The International Criminal Court issued an arrest warrant for Sudanese President Omar Hassan al-Bashir on Wednesday for war crimes in Darfur in a decision that could spark more regional turmoil. The warrant is the first issued against a sitting head of state by the Hague-based court, which stopped short of including a count of genocide over a conflict that UN officials say has killed as many as 300,000 people since 2003.
The court, which was set up in 2002, indicted the 65-year-old Bashir on seven counts of war crimes and crimes against humanity, which include murder, rape and torture. The three-judge panel said it had insufficient grounds for genocide. "His victims are the very civilians that he as a president was supposed to protect," ICC Chief Prosecutor Luis Moreno-Ocampo told reporters, adding that Sudan's government is obliged to execute the warrant. "It could be in two months or two years, but he will face justice."

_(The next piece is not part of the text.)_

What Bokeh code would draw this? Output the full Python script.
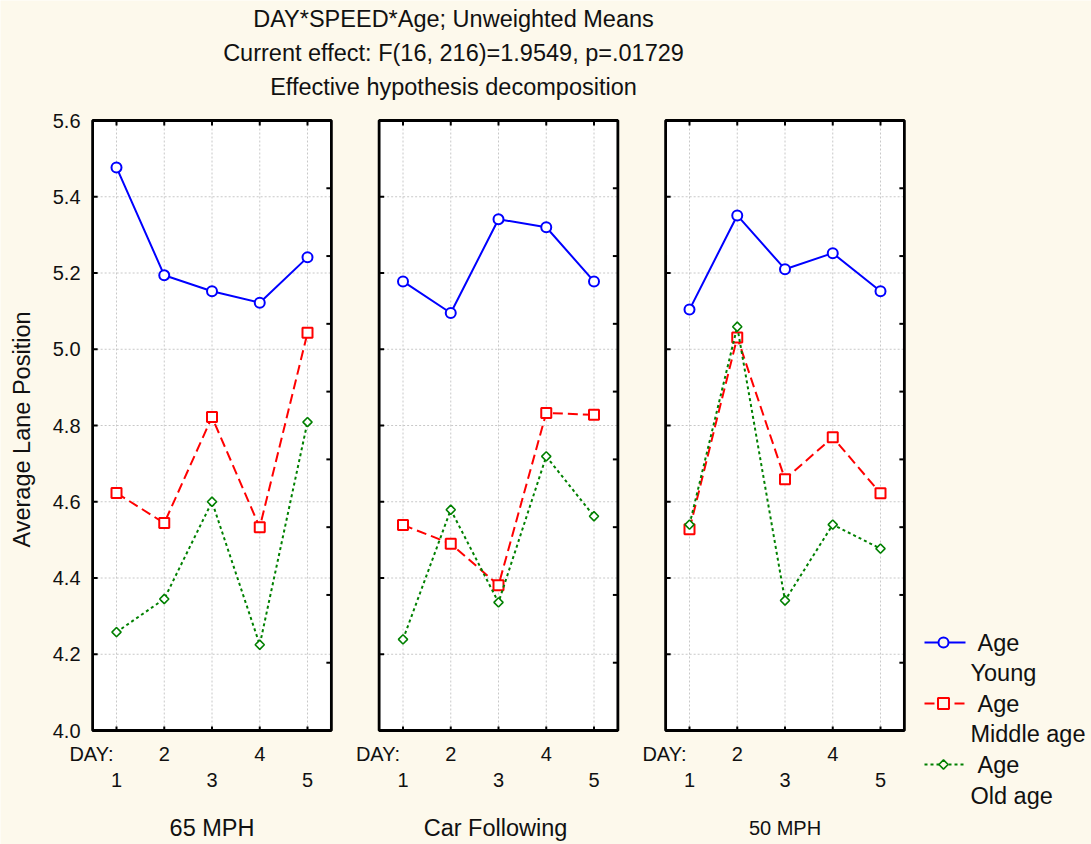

Hundreds of demonstrators gathered in central Khartoum to protest against the arrest warrant. Bashir has dismissed the allegations made by the ICC, the world's first permanent court for prosecuting war crimes, as part of a Western conspiracy.
"It is a flawed decision," said Sudanese presidential spokesman Mahjoub Fadul. "We do not recognise it." Tension mounted in Sudan's western Darfur region, where UN officials said hundreds of Sudanese government troops paraded through the regional capital El Fasher in a show of strength.
Sudan's under-secretary of foreign affairs, Mutrif Siddiq, told Reuters Bashir plans to attend an Arab summit set for this month in Qatar despite the warrant. ICC Registrar Silvana Arbia said the court expects enforcement of the arrest warrant of states party to the Rome Statute that set up the court and United Nations member states.
International justice expert Richard Dicker of Human Rights Watch said the ICC's inability to arrest was an "Achilles heel". "The International Criminal Court of course has no police force of its own to go out and execute its judicial orders and is dependent on the government of Sudan to carry out this arrest warrant," Dicker told reporters at UN headquarters.
Washington welcomed the issue of the arrest warrant. "The United States believes those who have committed atrocities should be brought to justice," US State Department spokesman Robert Wood said. China, the African Union and the Arab League suggest an indictment could destabilise the region, worsen the Darfur conflict and threaten a troubled peace deal between north Sudan and the semi-autonomous south - potentially rich in oil.
INCREASING VIOLENCE Violence has spiked in Darfur in the months leading up to the ICC decision. Sudanese government officials expect Darfur rebels to step up attacks after the court's announcement. UN Secretary-General Ban Ki-moon urged Sudan to cooperate after the issue of the arrest warrant.
"The United Nations will continue to conduct its vital peacekeeping, humanitarian, human rights and development operations and activities in Sudan," said a UN statement. Although UN officials say up to 300,000 have been killed in the Darfur region since 2003, Khartoum says 10,000 have died. A further 2.7 million people are estimated to have been uprooted by the conflict, which began when mostly non-Arab rebels took up arms against the government. Moreno-Ocampo has accused Bashir of orchestrating a campaign of genocide in Darfur.
The court said its decision on Wednesday not to include a genocide charge could change "if additional evidence is gathered by the prosecution" and it sought an amendment to the warrant. Moreno-Ocampo has acknowledged that help from the more than 100 states backing the court would be urgently needed after the arrest warrant to enforce it.
Aid workers said Sudanese officials told them to pull some staff out of parts of Darfur earlier this week because the humanitarian workers might be targeted. "Khartoum is going to react violently against Darfur's population. And we are ready to defend our people," said Ahmed Abdel Shafie, leader of a rebel Sudan Liberation Army (SLA).
Egyptian Foreign Minister Ahmed Aboul Gheit called on the UN Security Council to suspend Bashir's arrest warrant, but Libyan envoy Ibrahim Dabbashi said before the ICC announcement there were no plans for an immediate council meeting. The council has the power to defer ICC proceedings for up to one year at a time.
Moreno-Ocampo requested the warrant for Bashir last July, making him the third sitting head of state to be charged by an international court following Liberia's Charles Taylor and Yugoslavia's Slobodan Milosevic. Both were forced from power and brought in front of international tribunals in the Hague.